Monday, August 11, 2008

Word o' the Day: Insurance (ABC’s of Financial Planning)

Insurance is a risk transfer device.

For a fee, someone else will indemnify you, your possessions or property against loss for a certain time period.

The concept of insurance is based on the law of large numbers which states that the larger the number of observations of an activity, the more likely the observed outcomes of the activities will be equal to the expected outcomes. In essence, the more participants buying a particular type of insurance, the more likely the actual claims experience will match the expected claims experience. This allows insurance companies to price the risks they assume, knowing that a certain percentage of the insured population will submit a claim, but that a certain percentage will not. This is why insurance works – in some cases – or doesn’t work – in other cases.

I define “works” in this context as meaning the desired type of insurance is reasonably priced and readily available to those seeking the protection offered. Examples are auto insurance, life insurance and home insurance.
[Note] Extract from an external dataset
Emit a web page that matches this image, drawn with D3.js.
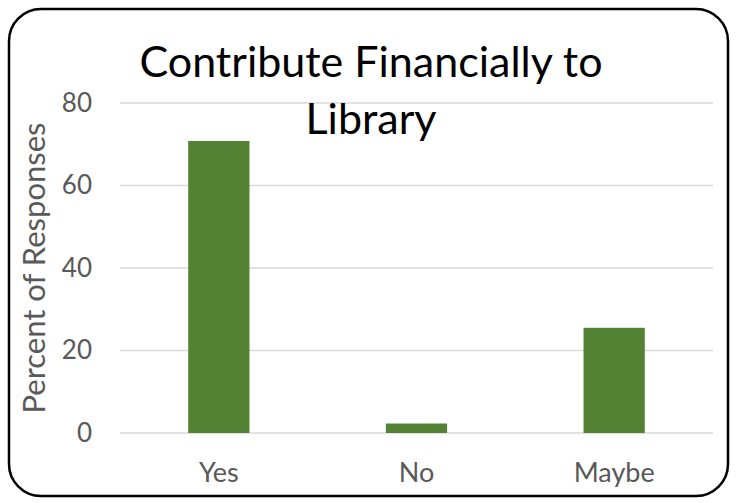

A good example of insurance that “doesn’t work” is health insurance in the U.S. It is – generally speaking – not reasonably priced and not readily available to those seeking protection. There are a number of reasons for this, but the basic reason is that health insurance in the U.S. is in violation of the law of large numbers. There are too many people who are not insured. If the U.S. were to somehow insure everyone living in the country, the cost of health insurance - on a per capita basis - would go down.